Hätte sich diese Erkenntnis auch Jahrzehnte nach dem Kriegsende allgemein und nicht nur bei Historikern durchgesetzt, wäre die Rede, die unser Bundespräsident Richard von Weizsäcker zum 40. Jahrestag des Kriegsendes am 8. Mai 1985 gehalten hat, nicht auf eine so intensive Resonanz in Deutschland und im Ausland gestoßen, wie das tatsächlich geschah: nämlich mit der Wirkung eines endlich erfolgenden ruckartigen Erwachens; sondern er hätte dann nur Längstbekanntes gesagt.
Gerade so ist aber diese Rede im Bewusstsein des überwiegenden Teils des deutschen Volkes nicht angekommen, sondern als Durchbruch einer endlich deutlich werdenden neuen gebotenen Sicht, als er sagte:
„Der 8. Mai war ein Tag der Befreiung. Er hat uns alle befreit von dem menschenverachtenden System der nationalsozialistischen Gewaltherrschaft. Wir dürfen nicht im Ende des Krieges die Ursache für Flucht, Vertreibung und Unfreiheit sehen. Sie liegt vielmehr in seinem Anfang und im Beginn jener Gewaltherrschaft, die zum Krieg führte.“
Mit dieser epochalen Rede war endlich der Weg frei für Selbsterkenntnis der deutschen Bevölkerung, die allerdings bis heute vor der völlig unbeantworteten Frage steht, wie über viele Generationen gebildet gewachsene Menschen (angeblich ein Volk von „Dichtern und Denkern“) ein solches Unrechts- und Rassismus- und Gewalt-System ersinnen konnten oder sich doch von ihm einfangen ließen und ganz überwiegend bereitwillig mitmachten.
Die Antwort des 8. Mai kann nur sein: „Wehret den Anfängen von Hass und Gewalt“, damit eine solche nationalistische Hass- und Menschen anderer Kultur verachtende Gesinnung nicht erneut wieder wächst und die Welt ins Unglück stürzt. Denn wir haben in den 30er Jahren – retrospektiv betrachtet – ja erlebt, wie schnell aus Gedanken Worte und aus Worten Taten und aus Taten Charaktere und Schicksale einzelner und eines ganzen Staates, auch über seine Grenzen hinaus, werden und zu einer „Umwertung aller Werte“ werden können.
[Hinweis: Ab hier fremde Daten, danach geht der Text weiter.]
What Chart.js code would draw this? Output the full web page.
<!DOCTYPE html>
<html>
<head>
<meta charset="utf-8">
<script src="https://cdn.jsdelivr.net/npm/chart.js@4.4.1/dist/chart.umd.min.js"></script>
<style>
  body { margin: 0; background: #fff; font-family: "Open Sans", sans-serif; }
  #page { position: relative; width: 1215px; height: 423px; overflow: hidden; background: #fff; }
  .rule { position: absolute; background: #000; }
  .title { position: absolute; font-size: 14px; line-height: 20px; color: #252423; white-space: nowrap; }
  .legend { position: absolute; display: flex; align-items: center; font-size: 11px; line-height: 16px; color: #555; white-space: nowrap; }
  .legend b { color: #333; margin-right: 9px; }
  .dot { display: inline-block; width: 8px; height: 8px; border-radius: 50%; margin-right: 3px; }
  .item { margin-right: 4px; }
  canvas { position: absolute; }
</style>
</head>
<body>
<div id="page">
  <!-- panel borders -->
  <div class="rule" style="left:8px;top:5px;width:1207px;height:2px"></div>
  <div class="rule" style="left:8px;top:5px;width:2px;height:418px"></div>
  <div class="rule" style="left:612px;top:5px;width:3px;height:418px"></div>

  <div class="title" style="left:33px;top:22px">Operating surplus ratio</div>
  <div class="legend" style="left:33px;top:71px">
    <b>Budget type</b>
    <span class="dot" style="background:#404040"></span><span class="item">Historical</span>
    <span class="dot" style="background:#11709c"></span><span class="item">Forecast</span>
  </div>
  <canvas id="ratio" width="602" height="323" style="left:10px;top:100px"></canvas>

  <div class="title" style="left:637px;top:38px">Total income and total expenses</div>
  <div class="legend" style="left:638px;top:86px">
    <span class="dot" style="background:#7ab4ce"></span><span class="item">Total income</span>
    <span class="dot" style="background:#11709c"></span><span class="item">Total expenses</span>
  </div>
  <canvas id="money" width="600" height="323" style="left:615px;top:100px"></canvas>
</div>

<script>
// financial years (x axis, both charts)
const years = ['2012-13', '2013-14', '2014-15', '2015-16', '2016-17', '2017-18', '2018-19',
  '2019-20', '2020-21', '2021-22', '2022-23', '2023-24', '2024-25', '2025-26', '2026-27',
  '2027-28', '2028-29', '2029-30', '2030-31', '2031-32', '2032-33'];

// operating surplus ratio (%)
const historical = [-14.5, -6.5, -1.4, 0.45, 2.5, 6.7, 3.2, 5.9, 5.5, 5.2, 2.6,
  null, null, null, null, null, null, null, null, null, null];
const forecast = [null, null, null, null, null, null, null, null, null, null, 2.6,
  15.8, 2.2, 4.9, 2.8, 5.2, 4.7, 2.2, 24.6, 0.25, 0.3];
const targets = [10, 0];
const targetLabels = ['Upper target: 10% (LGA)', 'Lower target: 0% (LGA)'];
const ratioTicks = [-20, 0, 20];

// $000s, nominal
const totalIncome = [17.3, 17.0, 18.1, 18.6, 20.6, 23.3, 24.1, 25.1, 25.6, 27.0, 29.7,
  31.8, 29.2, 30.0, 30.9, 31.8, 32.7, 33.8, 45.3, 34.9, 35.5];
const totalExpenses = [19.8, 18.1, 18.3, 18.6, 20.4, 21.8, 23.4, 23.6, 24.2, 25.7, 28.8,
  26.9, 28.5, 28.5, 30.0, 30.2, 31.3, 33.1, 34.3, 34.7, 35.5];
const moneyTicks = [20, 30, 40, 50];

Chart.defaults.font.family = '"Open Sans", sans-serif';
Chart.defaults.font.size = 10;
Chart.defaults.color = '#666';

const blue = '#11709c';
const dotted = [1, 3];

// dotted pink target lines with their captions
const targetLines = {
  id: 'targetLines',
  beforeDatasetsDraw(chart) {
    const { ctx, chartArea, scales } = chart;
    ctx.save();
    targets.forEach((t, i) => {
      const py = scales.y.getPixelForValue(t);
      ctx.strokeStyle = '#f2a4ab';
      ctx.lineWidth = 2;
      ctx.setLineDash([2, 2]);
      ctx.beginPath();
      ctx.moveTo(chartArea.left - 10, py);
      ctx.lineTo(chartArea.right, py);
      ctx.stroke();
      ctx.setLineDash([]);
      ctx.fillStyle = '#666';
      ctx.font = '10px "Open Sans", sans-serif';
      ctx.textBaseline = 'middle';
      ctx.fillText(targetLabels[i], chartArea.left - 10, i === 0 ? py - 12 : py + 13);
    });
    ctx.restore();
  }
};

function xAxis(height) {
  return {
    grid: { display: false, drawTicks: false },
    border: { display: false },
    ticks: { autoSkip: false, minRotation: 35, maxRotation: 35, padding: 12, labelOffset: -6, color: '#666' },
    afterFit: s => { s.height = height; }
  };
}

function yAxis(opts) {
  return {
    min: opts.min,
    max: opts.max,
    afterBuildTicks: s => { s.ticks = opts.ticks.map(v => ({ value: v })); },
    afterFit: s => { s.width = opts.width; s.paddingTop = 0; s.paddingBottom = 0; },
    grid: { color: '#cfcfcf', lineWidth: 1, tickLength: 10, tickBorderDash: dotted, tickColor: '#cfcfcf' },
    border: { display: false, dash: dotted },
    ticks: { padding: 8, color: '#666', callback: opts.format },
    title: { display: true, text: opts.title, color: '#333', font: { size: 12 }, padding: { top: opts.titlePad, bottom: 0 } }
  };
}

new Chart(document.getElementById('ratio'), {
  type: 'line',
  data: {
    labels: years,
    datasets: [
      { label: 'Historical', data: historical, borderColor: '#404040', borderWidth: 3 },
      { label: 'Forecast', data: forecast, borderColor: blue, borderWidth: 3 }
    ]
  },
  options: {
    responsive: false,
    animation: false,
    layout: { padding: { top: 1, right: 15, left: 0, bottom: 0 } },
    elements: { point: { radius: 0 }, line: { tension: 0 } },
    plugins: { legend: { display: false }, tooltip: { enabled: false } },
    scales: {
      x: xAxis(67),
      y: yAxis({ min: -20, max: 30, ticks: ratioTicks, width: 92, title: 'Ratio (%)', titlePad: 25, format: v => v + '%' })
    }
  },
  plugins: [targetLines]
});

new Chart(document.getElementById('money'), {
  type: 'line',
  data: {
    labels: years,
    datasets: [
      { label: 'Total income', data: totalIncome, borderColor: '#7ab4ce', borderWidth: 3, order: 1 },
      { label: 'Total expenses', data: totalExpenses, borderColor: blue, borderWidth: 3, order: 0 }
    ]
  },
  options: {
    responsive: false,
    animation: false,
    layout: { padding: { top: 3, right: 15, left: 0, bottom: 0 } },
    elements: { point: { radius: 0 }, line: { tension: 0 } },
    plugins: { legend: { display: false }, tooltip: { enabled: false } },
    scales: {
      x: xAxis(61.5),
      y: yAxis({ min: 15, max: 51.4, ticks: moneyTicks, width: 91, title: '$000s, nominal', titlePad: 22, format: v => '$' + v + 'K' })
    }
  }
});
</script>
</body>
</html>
Niemals habe ich die Gefahr einer solchen Entwicklung von den Gedanken über Reden zur schicksals-verändernden Tat so deutlich empfunden wie anlässlich eines Strafurteils des Oberlandesgerichts Hamburg vom März 1935, welches mir kürzlich von einem Zeitzeugen-Freund zur Kenntnis gegeben wurde und welches als einen der Angeklagten seinen eigenen Onkel betrifft:
Hier sind wegen „Vorbereitung zum Hochverrat“ diverse deutsche Staatsbürger zu mehrjähriger Gefängnisstrafe verurteilt worden, und ihnen sind für viele Jahre die bürgerlichen Ehrenrechte aberkannt worden, weil sie nichts anderes getan haben, als ein im Ausland hergestelltes sozialdemokratisches Arbeiterblatt „Sozialis-tische Aktion“ in 12 Exemplaren an Freunde und Bekannte abzugeben und am Wiederaufbau bzw. Erhalt der SPD im Frühjahr 1934 interessiert zu sein. Das sei Hochverrat, denn – so wird es in dem Urteil begründet:
„Wer heute noch in Deutschland Marxist ist, muss einem inneren Gesetz folgend danach streben, den Nationalsozialismus und die nationalsozialistische Staatsführung zu beseitigen. Seit der Machtübernahme hat sich die nationalsozialistische Staatsführung in immer mehr zunehmendem Maße gefestigt und eine breite Grundlage in der überwältigenden Mehrheit des deutschen Volkes gefunden. Eine völlige Abkehr von allen liberalistischen parlamentarischen Grundsätzen der Vergangenheit macht es unmöglich, an dem bestehenden Zustand durch parlamentarische demokratische Methoden ir-gendetwas zu ändern. Wollen heutige deutsche Marxisten ihr Ziel, nämlich die Beseitigung des Nationalsozialismus und die Aufrichtung eines marxistischen Staates, noch erreichen, so bleibt ihnen nur noch der Weg der Gewalt.“
Jeder Sozialdemokrat in Deutschland, der sich – und wenn auch nur durch Verteilen von Flugblättern – „in diese hochverräterische Tätigkeit einspannt, begeht in gleicher Weise Hochverrat.“
Dass 5 hochkarätige Richter, die immerhin noch in der Zeit der Weimarer Republik ausgebildet worden sind und ihren Beruf ausgeübt haben, einen solchen Hass-Ausbruch in ein Urteil hineinschreiben – wohl wissend, dass die Weimarer Verfassung, die immerhin formell auch im Dritten Reich noch galt, die Meinungsfreiheit schützt – kann uns nur bestürzen.
Dies vor allem, wenn man bedenkt, dass das Urteil aus dem Frühjahr 1935 stammt, also gerade erst zwei Jahre, nachdem Hitler und die NSdAP bei den Reichstags-Wahlen um 30% erreicht haben und Hitler nur durch die Auswahl des Reichspräsidenten Hindenburg, die im demokratischen System durchaus auch anders hätte ausfallen können, quasi in einem formellen parlamentarischen Verfahren am 30. Januar 1933 Reichskanzler geworden ist.
So schnell kann also offensichtlich eine Verführung eines Volkes geschehen und durch Gehirnwäsche eine Demokratie in eine Diktatur umgestaltet werden, die ein ganzes Volk und auch ihre Juristen feiern.
Der 8. Mai 1945 hat gezeigt, wo das endet. Ein ganzes Volk muss sich also sogleich gegen beginnende Entwicklungen zur Wehr setzen.